• Goal of the exercise: Repeat word for word the lines from the top of the records through the line containing "48, 49, 50];", and skip the pictures.
— start Information given —
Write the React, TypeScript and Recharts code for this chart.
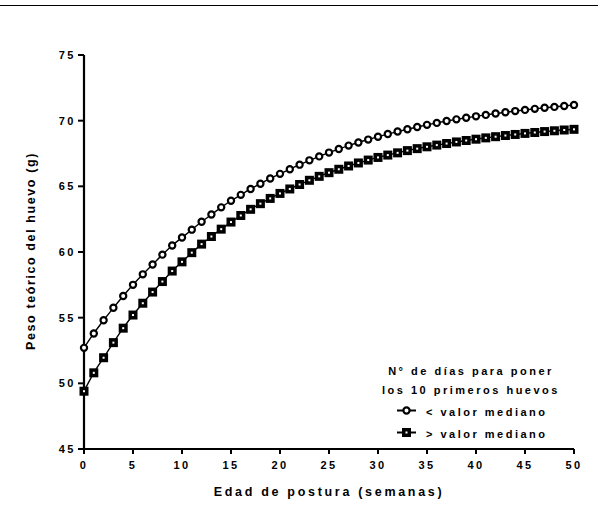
import React from 'react';
import { LineChart, Line, XAxis, YAxis, Label, Customized } from 'recharts';

const weeks = [0, 1, 2, 3, 4, 5, 6, 7, 8, 9, 10, 11, 12, 13, 14, 15, 16, 17, 18, 19, 20, 21, 22, 23, 24, 25, 26, 27, 28, 29, 30, 31, 32, 33, 34, 35, 36, 37, 38, 39, 40, 41, 42, 43, 44, 45, 46, 47, 48, 49, 50];

const belowMedian = [52.7, 53.8, 54.8, 55.75, 56.65, 57.5, 58.3, 59.05, 59.8, 60.5, 61.1, 61.7, 62.3, 62.85, 63.4, 63.9, 64.35, 64.8, 65.2, 65.6, 65.95, 66.3, 66.65, 66.98, 67.28, 67.57, 67.84, 68.1, 68.34, 68.56, 68.78, 68.98, 69.17, 69.35, 69.52, 69.68, 69.83, 69.97, 70.1, 70.22, 70.33, 70.44, 70.54, 70.64, 70.73, 70.82, 70.9, 70.98, 71.05, 71.12, 71.2];

const aboveMedian = [49.4, 50.8, 51.95, 53.1, 54.2, 55.2, 56.1, 56.95, 57.75, 58.55, 59.25, 59.95, 60.6, 61.18, 61.74, 62.28, 62.78, 63.25, 63.68, 64.08, 64.46, 64.8, 65.14, 65.46, 65.76, 66.04, 66.3, 66.55, 66.78, 67.0, 67.2, 67.38, 67.55, 67.72, 67.87, 68.01, 68.14, 68.26, 68.38, 68.49, 68.59, 68.69, 68.78, 68.87, 68.95, 69.03, 69.1, 69.17, 69.23, 69.29, 69.34];

const xTicks = [0, 5, 10, 15, 20, 25, 30, 35, 40, 45, 50];
const yTicks = [45, 50, 55, 60, 65, 70, 75];

const xTitle = 'Edad de postura (semanas)';
const yTitle = 'Peso teórico del huevo (g)';
const legendTitle = ['N° de días para poner', 'los 10 primeros huevos'];
const seriesNames = ['< valor mediano', '> valor mediano'];

const data = weeks.map((w, i) => ({ week: w, below: belowMedian[i], above: aboveMedian[i] }));

const FONT = '"Liberation Sans", Arial, sans-serif';

const CircleMark = ({ cx, cy }: any) => {
  if (cx == null || cy == null) return null;
  return <circle cx={cx} cy={cy} r={3.1} fill="#fff" stroke="#000" strokeWidth={2.2} />;
};

const SquareMark = ({ cx, cy }: any) => {
  if (cx == null || cy == null) return null;
  return (
    <g>
      <rect x={cx - 4.5} y={cy - 4.5} width={9} height={9} fill="#000" />
      <rect x={cx - 1} y={cy - 1} width={2} height={2} fill="#fff" />
    </g>
  );
};

const Overlay = () => {
  const textStyle: any = { fontFamily: FONT, fontWeight: 'bold', fontSize: 11, letterSpacing: 2.5, fill: '#000' };
  return (
    <g>
      <line x1={0} y1={5.5} x2={598} y2={5.5} stroke="#000" strokeWidth={1} />
      <text x={471} y={375} textAnchor="middle" style={textStyle}>{legendTitle[0]}</text>
      <text x={471} y={394} textAnchor="middle" style={textStyle}>{legendTitle[1]}</text>
      <line x1={397} y1={410.5} x2={416} y2={410.5} stroke="#000" strokeWidth={2} />
      <CircleMark cx={406.5} cy={410.5} />
      <text x={426} y={415.5} style={textStyle}>{seriesNames[0]}</text>
      <line x1={397} y1={432.5} x2={416} y2={432.5} stroke="#000" strokeWidth={2} />
      <SquareMark cx={406.5} cy={432.5} />
      <text x={426} y={437.5} style={textStyle}>{seriesNames[1]}</text>
    </g>
  );
};

const tickStyle = { fontFamily: FONT, fontWeight: 'bold', fontSize: 11, letterSpacing: 2.5, fill: '#000' };

export default function App() {
  return (
    <div style={{ position: 'absolute', left: 0, top: 0, width: 604, height: 509, background: '#fff' }}>
      <LineChart width={604} height={509} data={data} margin={{ top: 55, right: 30, bottom: 20, left: 44 }}>
        <XAxis
          dataKey="week"
          type="number"
          domain={[0, 50]}
          ticks={xTicks}
          height={40}
          axisLine={{ stroke: '#000', strokeWidth: 2.2 }}
          tickLine={{ stroke: '#000', strokeWidth: 2 }}
          tickSize={5}
          tickMargin={7}
          tick={tickStyle}
          interval={0}
        >
          <Label
            content={() => (
              <text
                x={329}
                y={496}
                textAnchor="middle"
                style={{ fontFamily: FONT, fontWeight: 'bold', fontSize: 12.5, letterSpacing: 2.7, fill: '#000' }}
              >
                {xTitle}
              </text>
            )}
          />
        </XAxis>
        <YAxis
          type="number"
          domain={[45, 75]}
          ticks={yTicks}
          width={40}
          axisLine={{ stroke: '#000', strokeWidth: 2.2 }}
          tickLine={{ stroke: '#000', strokeWidth: 2 }}
          tickSize={6}
          tickMargin={2}
          tick={tickStyle}
          interval={0}
        >
          <Label
            content={() => {
              const cx = 35;
              const cy = 251;
              return (
                <text
                  x={cx}
                  y={cy}
                  transform={`rotate(-90 ${cx} ${cy})`}
                  textAnchor="middle"
                  style={{ fontFamily: FONT, fontWeight: 'bold', fontSize: 12.5, letterSpacing: 1.6, fill: '#000' }}
                >
                  {yTitle}
                </text>
              );
            }}
          />
        </YAxis>
        <Line
          type="monotone"
          dataKey="below"
          stroke="#000"
          strokeWidth={1.4}
          dot={<CircleMark />}
          isAnimationActive={false}
        />
        <Line
          type="monotone"
          dataKey="above"
          stroke="#000"
          strokeWidth={1.4}
          dot={<SquareMark />}
          isAnimationActive={false}
        />
        <Customized component={<Overlay />} />
      </LineChart>
    </div>
  );
}
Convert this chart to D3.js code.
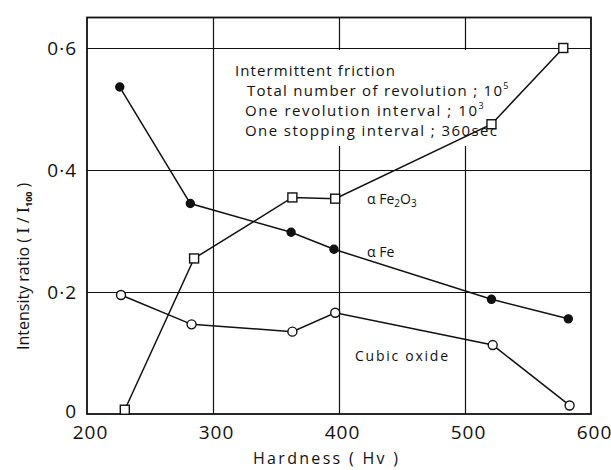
<!DOCTYPE html>
<html>
<head>
<meta charset="utf-8">
<script src="https://cdn.jsdelivr.net/npm/d3@7"></script>
<style>
  body { margin: 0; background: #fff; }
  svg { font-family: "Open Sans", "DejaVu Sans", sans-serif; }
  .axis .domain { display: none; }
  .grid line { stroke: #111; stroke-width: 1.2; }
</style>
</head>
<body>
<svg id="chart" width="611" height="470"></svg>
<script>
// data
var xTicks = [200, 300, 400, 500, 600];
var yTicks = [0, 0.2, 0.4, 0.6];
var yTickLabels = ["0", "0·2", "0·4", "0·6"];

var alphaFeHv = [226, 282, 362, 396, 521, 582];
var alphaFe = [0.536, 0.345, 0.298, 0.270, 0.188, 0.156];

var fe2o3Hv = [230, 285, 363, 397, 521, 578];
var fe2o3 = [0.007, 0.255, 0.355, 0.353, 0.475, 0.600];

var cubicHv = [227, 283, 363, 397, 522, 583];
var cubic = [0.195, 0.147, 0.135, 0.166, 0.113, 0.014];

var noteLines = [
  { text: "Intermittent friction", sup: "", dx: 0 },
  { text: "Total number of revolution ; 10", sup: "5", dx: 12 },
  { text: "One revolution interval ; 10", sup: "3", dx: 10 },
  { text: "One stopping interval ; 360sec", sup: "", dx: 10 }
];

var svg = d3.select("#chart");
var x = d3.scaleLinear().domain([200, 600]).range([87, 591]);
var y = d3.scaleLinear().domain([0, 0.6]).range([414, 48]);
var plotTop = y(0.65), plotBottom = y(0), plotLeft = x(200), plotRight = x(600);

// grid
svg.append("g").attr("class", "grid")
  .attr("transform", "translate(0," + plotBottom + ")")
  .call(d3.axisBottom(x).tickValues([300, 400, 500]).tickSize(-(plotBottom - plotTop)).tickFormat(""))
  .call(function (g) { g.select(".domain").remove(); });
svg.append("g").attr("class", "grid")
  .attr("transform", "translate(" + plotLeft + ",0)")
  .call(d3.axisLeft(y).tickValues([0.2, 0.4, 0.6]).tickSize(-(plotRight - plotLeft)).tickFormat(""))
  .call(function (g) { g.select(".domain").remove(); });

// blank area behind the note
svg.append("rect").attr("x", 228).attr("y", 50).attr("width", 288).attr("height", 96).attr("fill", "#fff");

// frame
svg.append("rect").attr("x", plotLeft).attr("y", plotTop)
  .attr("width", plotRight - plotLeft).attr("height", plotBottom - plotTop)
  .attr("fill", "none").attr("stroke", "#111").attr("stroke-width", 1.8);

// axes labels
var xAxis = svg.append("g").attr("class", "axis")
  .attr("transform", "translate(0," + plotBottom + ")")
  .call(d3.axisBottom(x).tickValues(xTicks).tickSize(0).tickPadding(12));
xAxis.selectAll("text").attr("font-size", 19).attr("letter-spacing", 1).attr("dx", 3)
  .attr("fill", "#111").attr("font-family", "Open Sans, sans-serif");

var yAxis = svg.append("g").attr("class", "axis")
  .attr("transform", "translate(" + plotLeft + ",0)")
  .call(d3.axisLeft(y).tickValues(yTicks).tickSize(0).tickPadding(10)
    .tickFormat(function (d, i) { return yTickLabels[i]; }));
yAxis.selectAll("text").attr("font-size", 19).attr("letter-spacing", 1)
  .attr("fill", "#111").attr("font-family", "Open Sans, sans-serif")
  .attr("dy", function (d) { return d === 0 ? "0.2em" : "0.32em"; });

// lines
function series(hv, vals) { return hv.map(function (h, i) { return [h, vals[i]]; }); }
var line = d3.line().x(function (d) { return x(d[0]); }).y(function (d) { return y(d[1]); });

var sets = [
  { data: series(alphaFeHv, alphaFe), mark: "dot" },
  { data: series(fe2o3Hv, fe2o3), mark: "square" },
  { data: series(cubicHv, cubic), mark: "circle" }
];

sets.forEach(function (s) {
  svg.append("path").attr("d", line(s.data)).attr("fill", "none").attr("stroke", "#111").attr("stroke-width", 1.5);
});

sets.forEach(function (s) {
  var g = svg.append("g");
  if (s.mark === "square") {
    g.selectAll("rect").data(s.data).join("rect")
      .attr("x", function (d) { return x(d[0]) - 4.5; })
      .attr("y", function (d) { return y(d[1]) - 4.5; })
      .attr("width", 9).attr("height", 9)
      .attr("fill", "#fff").attr("stroke", "#111").attr("stroke-width", 1.4);
  } else {
    g.selectAll("circle").data(s.data).join("circle")
      .attr("cx", function (d) { return x(d[0]); })
      .attr("cy", function (d) { return y(d[1]); })
      .attr("r", s.mark === "dot" ? 4 : 4.5)
      .attr("fill", s.mark === "dot" ? "#111" : "#fff")
      .attr("stroke", "#111").attr("stroke-width", 1.4);
  }
});

// note
var note = svg.append("g").attr("font-size", 15).attr("fill", "#111");
var noteY = [76, 96, 116, 136];
var noteW = [160, 263, 240, 252];
noteLines.forEach(function (l, i) {
  var t = note.append("text").attr("x", 235 + l.dx).attr("y", noteY[i]);
  if (l.sup) {
    t.append("tspan").text(l.text).attr("textLength", noteW[i] - 8).attr("lengthAdjust", "spacing");
    t.append("tspan").text(l.sup).attr("font-size", 9).attr("dy", -7);
  } else {
    t.text(l.text).attr("textLength", noteW[i]).attr("lengthAdjust", "spacing");
  }
});

// series labels
var lab = svg.append("g").attr("font-size", 14).attr("fill", "#111");
var t1 = lab.append("text").attr("x", 367).attr("y", 204);
t1.append("tspan").text("α Fe");
t1.append("tspan").text("2").attr("font-size", 10).attr("dy", 3);
t1.append("tspan").text("O").attr("dy", -3);
t1.append("tspan").text("3").attr("font-size", 10).attr("dy", 3);
lab.append("text").attr("x", 367).attr("y", 257).text("α Fe");
lab.append("text").attr("x", 355).attr("y", 361).text("Cubic oxide")
  .attr("textLength", 93).attr("lengthAdjust", "spacing");

// axis titles
svg.append("text").attr("x", 253).attr("y", 464).attr("font-size", 16).attr("fill", "#111")
  .text("Hardness  ( Hv )").attr("textLength", 145).attr("lengthAdjust", "spacing");

var yt = svg.append("text").attr("transform", "translate(29,350) rotate(-90)")
  .attr("font-size", 16).attr("fill", "#111");
yt.append("tspan").text("Intensity  ratio  ( ");
yt.append("tspan").text("I").attr("font-family", "DejaVu Serif, serif");
yt.append("tspan").text(" / ");
yt.append("tspan").text("I").attr("font-family", "DejaVu Serif, serif");
yt.append("tspan").text("100").attr("font-size", 9).attr("font-weight", "bold").attr("dy", 3);
yt.append("tspan").text(" )").attr("dy", -3);
</script>
</body>
</html>
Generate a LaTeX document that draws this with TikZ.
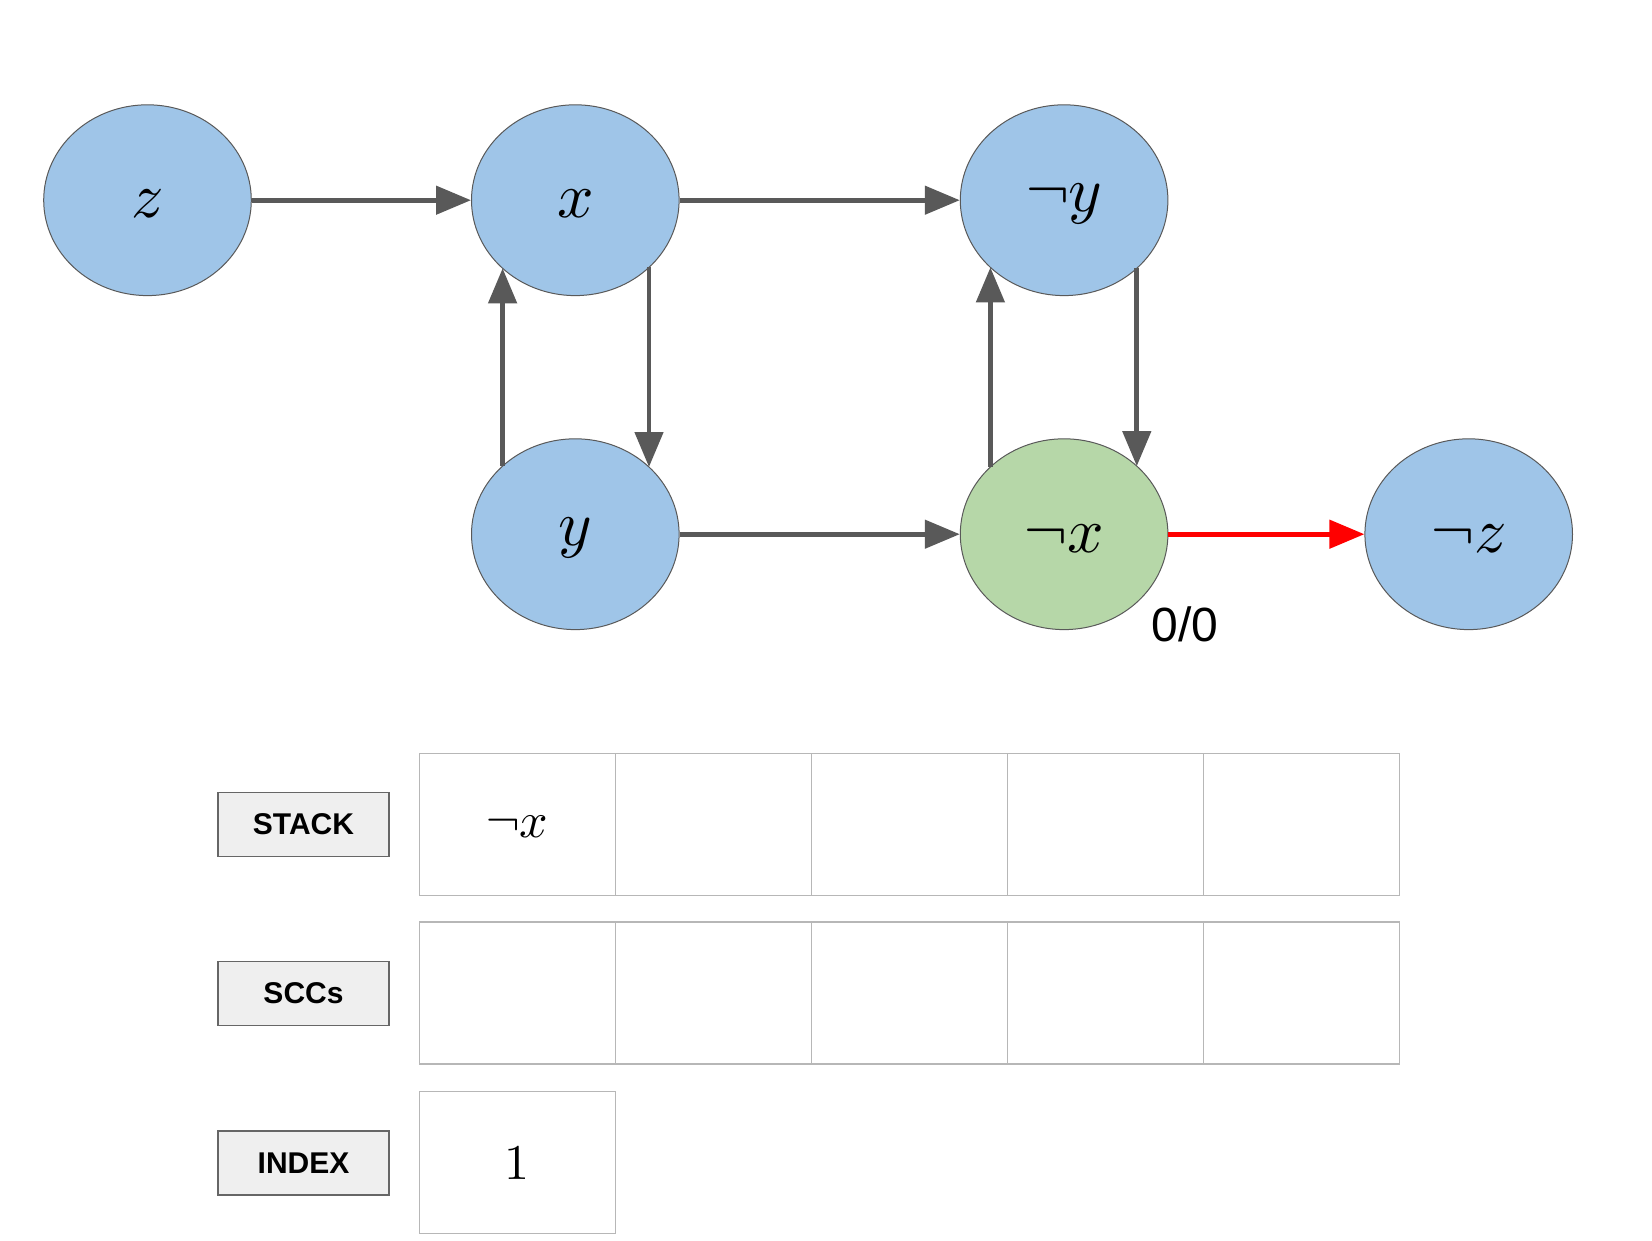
\documentclass[tikz,border=0pt]{standalone}
\usepackage{fontspec}
\usepackage{unicode-math}
\setmathfont{Latin Modern Math}
\newfontfamily\arialfont{Liberation Sans}
\usetikzlibrary{arrows.meta,shapes.geometric,calc}
\definecolor{nodeblue}{HTML}{9FC5E8}
\definecolor{nodegreen}{HTML}{B6D7A8}
\definecolor{edgegray}{HTML}{595959}
\definecolor{cellgray}{HTML}{B7B7B7}
\definecolor{tagfill}{HTML}{EFEFEF}
\definecolor{tagline}{HTML}{666666}
\definecolor{hotred}{HTML}{FF0000}
\tikzset{
  vertex/.style={ellipse, draw=edgegray, line width=1pt, fill=nodeblue,
    minimum width=207.6pt, minimum height=190.8pt, inner sep=0pt,
    font=\fontsize{64}{68}\selectfont},
  current/.style={vertex, fill=nodegreen},
  vlabel/.style={font=\fontsize{64}{68}\selectfont, inner sep=0pt, yshift=-4pt},
  edge/.style={draw=edgegray, line width=4.7pt,
    -{Triangle[length=35pt,width=28pt]}},
  hotedge/.style={edge, draw=hotred, -{Triangle[length=35pt,width=28pt,fill=hotred]}},
  cell/.style={rectangle, draw=cellgray, line width=1.5pt,
    minimum width=196pt, minimum height=142.3pt, inner sep=0pt},
  tag/.style={rectangle, draw=tagline, fill=tagfill, line width=1.5pt,
    minimum width=170.7pt, minimum height=64.3pt, inner sep=0pt,
    font=\arialfont\bfseries\fontsize{30}{32}\selectfont},
}
\begin{document}
\begin{tikzpicture}[x=1pt,y=-1pt]
  \useasboundingbox[fill=white] (0,0) rectangle (1652,1240);

  % implication graph
  \node[vertex]  (z)  at (147.5,200.2)  {};
  \node[vertex]  (x)  at (575.3,200.2)  {};
  \node[vertex]  (ny) at (1064.1,200.2) {};
  \node[vertex]  (y)  at (575.3,534.2)  {};
  \node[current] (nx) at (1064.1,534.2) {};
  \node[vertex]  (nz) at (1468.7,534.2) {};

  \node[vlabel] at (z)  {$z$};
  \node[vlabel] at (x)  {$x$};
  \node[vlabel] at (ny) {$\neg y$};
  \node[vlabel] at (y)  {$y$};
  \node[vlabel] at (nx) {$\neg x$};
  \node[vlabel] at (nz) {$\neg z$};

  \draw[edge] (z) -- (x);
  \draw[edge] (x) -- (ny);
  \draw[edge] (y) -- (nx);
  \draw[hotedge] (nx) -- (nz);

  \draw[edge] ($(y.center)+(-72.7,-68.1)$) -- ($(x.center)+(-72.7,68.1)$);
  \draw[edge] ($(x.center)+(73.7,67.2)$) -- ($(y.center)+(73.7,-67.2)$);
  \draw[edge] ($(nx.center)+(-73.7,-67.2)$) -- ($(ny.center)+(-73.7,67.2)$);
  \draw[edge] ($(ny.center)+(72.7,68.1)$) -- ($(nx.center)+(72.7,-68.1)$);

  \node[font=\arialfont\fontsize{48}{52}\selectfont] (lowlink) at (1185,624) {0/0};

  % bookkeeping rows
  \node[tag] (stacklbl) at (303.5,824.5) {STACK};
  \node[tag] (scclbl)   at (303.5,993.5) {SCCs};
  \node[tag] (indexlbl) at (303.5,1163)  {INDEX};

  \foreach \i in {1,...,5} {
    \node[cell] (s\i) at ({517.3+196*(\i-1)},824.5) {};
    \node[cell] (c\i) at ({517.3+196*(\i-1)},993) {};
  }
  \node[cell] (idx1) at (517.3,1162.5) {};

  \node[font=\fontsize{50}{54}\selectfont, yshift=-2pt] at (s1) {$\neg x$};
  \node[font=\fontsize{50}{54}\selectfont] at (idx1) {$1$};
\end{tikzpicture}
\end{document}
— end Information given —
• Full solution:
Write the React, TypeScript and Recharts code for this chart.
import React from 'react';
import { LineChart, Line, XAxis, YAxis, Label, Customized } from 'recharts';

const weeks = [0, 1, 2, 3, 4, 5, 6, 7, 8, 9, 10, 11, 12, 13, 14, 15, 16, 17, 18, 19, 20, 21, 22, 23, 24, 25, 26, 27, 28, 29, 30, 31, 32, 33, 34, 35, 36, 37, 38, 39, 40, 41, 42, 43, 44, 45, 46, 47, 48, 49, 50];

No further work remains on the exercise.